The solution is similar to the book solution, but with a different gear set up on the right side of the board. We alternate decrementing the registers until one reaches 0, starting with A.

If a ball goes through a register with value greater than 0, it continues to the latch at the left of the gear chain and reaches the bottom of the board, summoning a ball of the other colour.

If register B reaches 0 first, the gears are in their starting position so a ball can run down the right hand side to G.

If register A reaches 0 first, the ball goes through the central gear bit, flipping the gear orientation, then summons a red ball for register B.

If register B is 0, the rightmost gear now points left and the ball is deflected into E.
If register B is still greater than 0, the latch is now broken and the ball instead runs down the left edge to L.

https://www.lodev.org/jstumble/?board=00llllr0r0eerrlleerxrfagagaeelaxrelrllllexllieilie0

You did it!
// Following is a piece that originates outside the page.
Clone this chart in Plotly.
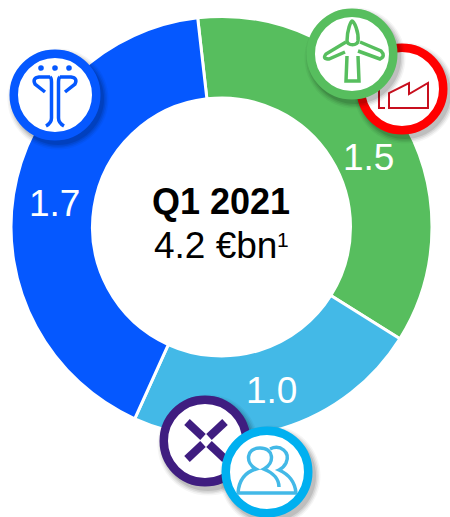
import re
import plotly.graph_objects as go

W, H = 450, 517
categories = ["Renewables", "Customers", "Networks"]
slice_values = [1.5, 0.96, 1.74]
slice_labels = ["1.5", "1.0", "1.7"]
slice_colors = ["#57BE5E", "#43B9E7", "#0558FF"]
title_main = "Q1 2021"
title_sub = "4.2 €bn"
title_note = "1"

def px(x): return x / W
def py(y): return 1 - y / H

def path(s):
    toks = re.findall(r"[MLCQZ]|-?\d+\.?\d*", s)
    out, even = [], True
    for t in toks:
        if t.isalpha():
            out.append(t); even = True
        else:
            v = float(t)
            out.append(f"{px(v):.5f}" if even else f"{py(v):.5f}")
            even = not even
    return " ".join(out)

shapes = []
def circle(cx, cy, r, fill="white", line=None, lw=0, op=1):
    shapes.append(dict(type="circle", xref="paper", yref="paper", layer="above",
                       x0=px(cx-r), x1=px(cx+r), y0=py(cy+r), y1=py(cy-r),
                       fillcolor=fill, opacity=op,
                       line=dict(color=line or "rgba(0,0,0,0)", width=lw)))
def stroke(d, color, w=3, fill="rgba(0,0,0,0)"):
    shapes.append(dict(type="path", xref="paper", yref="paper", layer="above",
                       path=path(d), fillcolor=fill,
                       line=dict(color=color, width=w)))
def badge(cx, cy, color, lw=8.5, r=45.5):
    for dr, op in ((5, .04), (3.5, .06), (2, .08), (0.5, .1)):
        circle(cx+3, cy+4, r+dr, "black", op=op)
    circle(cx, cy, r-lw/2, "white", color, lw)

# Blue badge: three dots and figure
B = "#0558FF"
badge(55, 95, B)
for x in (41, 55, 69):
    circle(x, 68, 2.8, B)
stroke("M50 77 L39 77 Q32 78 35 84 L45 92", B, 3.5)
stroke("M60 77 L71 77 Q78 78 75 84 L65 92", B, 3.5)
stroke("M50 77 Q51.5 78 51.5 82 L51.5 118 Q51.5 123 46 126", B, 3.5)
stroke("M60 77 Q58.5 78 58.5 82 L58.5 118 Q58.5 123 64 126", B, 3.5)

# Red factory badge
badge(402, 89, "#FF0000")
D = "#C80F1E"
stroke("M389 108 L428 108 L428 83 L409 94 L409 83 L389 93 Z", D, 2)
stroke("M379 90 L379 108 L385 108", D, 2)

# Green turbine badge (drawn over the red one)
G = "#57BE5E"
badge(352, 54, G)
stroke("M347 56 L346 81 L359 81 L358 56", G, 3.5)
stroke("M347 41 C347 30 351 21 352 21 C354 21 359 32 358 41 C357 46 348 46 347 41 Z", G, 3.5)
stroke("M346 42 L326 54 Q322 59 329 59 L345 52", G, 3.5)
stroke("M360 42 L381 51 Q386 56 380 59 L358 51", G, 3.5)

# Purple cross badge
P = "#3F1D80"
badge(205, 441, P)
stroke("M187 422 L203 437", P, 8)
stroke("M225 422 L209 437", P, 8)
stroke("M187 459 L203 444", P, 8)
stroke("M225 459 L209 444", P, 8)

# Cyan people badge
badge(267, 472, "#00B0F0")
C = "#43B9E7"
stroke("M238 493 C239 480 246 472 256 469 C245 463 246 448 260 448 C274 448 275 463 264 469 C274 473 279 480 279 487", C, 3.5)
stroke("M270 449 C280 444 291 452 286 463 C284 467 281 469 279 470 C288 474 295 482 296 493", C, 3.5)
stroke("M237 493 L297 493", C, 3.5)

annots = []
def label(txt, x, y, size, color, bold=False):
    annots.append(dict(text=f"<b>{txt}</b>" if bold else txt, x=px(x), y=py(y),
                       xref="paper", yref="paper", showarrow=False,
                       xanchor="center", yanchor="middle",
                       font=dict(family="Liberation Sans, Arial", size=size, color=color)))
label(slice_labels[0], 368, 157, 37, "white")
label(slice_labels[1], 271, 390, 37, "white")
label(slice_labels[2], 54, 203, 37, "white")
label(title_main, 221, 201, 36, "black", True)
label(title_sub, 215.5, 245, 37, "black")
label(title_note, 283, 239, 21, "black")

cx, cy, R = 221.5, 227, 210.5
fig = go.Figure(go.Pie(
    labels=categories, values=slice_values, sort=False, direction="clockwise",
    rotation=353.5, hole=129/210.5, textinfo="none", hoverinfo="skip",
    marker=dict(colors=slice_colors, line=dict(color="white", width=3)),
    domain=dict(x=[px(cx-R), px(cx+R)], y=[py(cy+R), py(cy-R)]),
))
fig.update_layout(width=W, height=H, margin=dict(l=0, r=0, t=0, b=0),
                  showlegend=False, paper_bgcolor="white",
                  shapes=shapes, annotations=annots)
fig.write_html("out.html", config=dict(displayModeBar=False),
               post_script="document.body.style.margin='0';document.body.style.overflow='hidden';")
Way to go!! I spent a long time trying to figure out how to make this work. I wasn’t even sure it was possible to fit on the board. Did you think it was the hardest puzzle or was it just me?

It is definitely the hardest. If register A hits 0 first, you have to trigger two separate changes, directing the B=0 line from G to E and the A>1 line to L, neither of which are obvious at the start of the problem. It is quite tricky to do and there isn’t much space to do it in.

The registers block the top of the board and the bottom rows are needed to line up with the outputs. I don’t think it is possible to use any of the empty triangle on the left - you need a latch on the A>0 line, as it will be used multiple times in one direction then at most once in a different direction, but if that latch were any further to the left, E would be blocking it from getting to the bit at the bottom. There is only just enough room left.